Have you ever actually ended an image - voluntarily, easily, without any compulsion, without any motive? Not, "I must end the image I have of myself, I will not be hurt". Take one image and go into it; in going into it, you discover the whole movement of image-making. In that image you begin to discover there is fear, anxiety; there is a sense of isolation; and if you are frightened you say, "Much better keep to something I know than something I do not know". But if you go into it fairly seriously and deeply, you enquire as to who or what is the maker of this image, not one particular image but image-making as a whole. Is it thought? Is it the natural response, natural reaction, to protect oneself physically and psychologically? One can understand the natural response to physical protection, how to have food, to have shelter, to have clothes, to avoid being run over by a bus and so on. That is a natural, healthy, intelligent response. In that there is no image. but psychologically, inwardly, we have created this image which is the outcome of a series of incidents, accidents, hurts, irritations.

Is this psychological image-making the movement of thought? We know that thought does not, perhaps to a very large degree, enter into the self-protective physical reaction. But the psychological image-making is the outcome of constant inattention which is the very essence of thought. Thought in itself is inattentive. Attention has no centre, it has no point from which to go to another point, as in concentration. When there is complete attention there is no movement of thought. It is only to the mind that is inattentive that thought arises.

Thought is matter; thought is the outcome of memory; memory is the outcome of experience and that must always be limited, partial. Memory, knowledge, can never be complete, they are always partial, therefore inattentive.

So when there is attention there is no image-making, there is no conflict; you see the fact. If when you insult me or flatter me and I am completely attentive, then it does not mean a thing. But the moment I am not paying attention, thought, which is inattentive in itself, takes over and creates the image.

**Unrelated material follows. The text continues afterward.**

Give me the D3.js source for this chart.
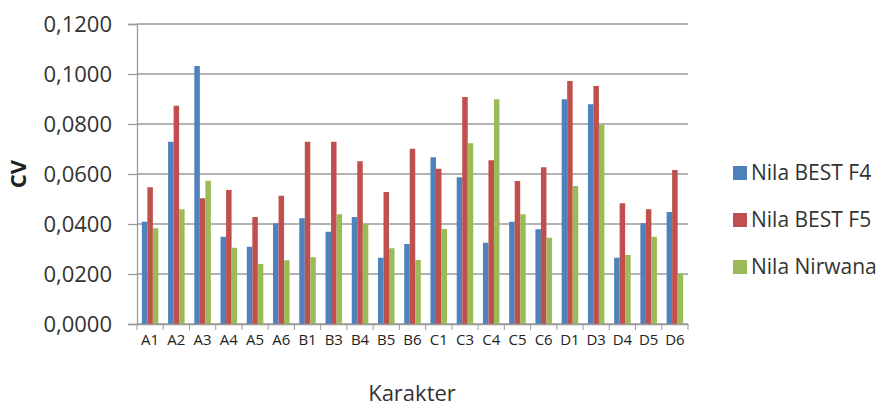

Now the questioner asks: Is the ending of image-making the essence of truth and love? Not quite. Is desire love? Is pleasure love? Most of our life is directed towards pleasure in different forms, and when that movement of pleasure, sex etc, takes place we call that love. Can there be love when there is conflict, when the mind is crippled with problems, problems of heaven, problems of meditation, problems between man and woman? When the mind is living in problems, which most of our minds are, can there be love?

Can there be love when there is great suffering, physiological as well as psychological? Is truth a matter of conclusion, a matter of opinion, of philosophers, of theologians, of those who believe so deeply in dogma and ritual, which are all man-made? Can a mind so conditioned know what truth is? Truth can only be when the mind is totally free of all this jumble. Philosophers and others never look at their own lives; they go off into some metaphysical or psychological world, about which they begin to write and publish and become famous. Truth is something that demands extraordinary clarity of mind, a mind that has no problem whatsoever, physical or psychological, a mind that does not know conflict. Even the memory of conflict must end. With the burden of memory we cannot find truth. It is impossible. Truth can only come to a mind that is astonishingly free from all that is man-made.

Those are not words to me, you understand? If it was not something actual, I would not speak, I would be dishonest to myself. If it were not a fact I would be such a terrible hypocrite. This requires tremendous integrity.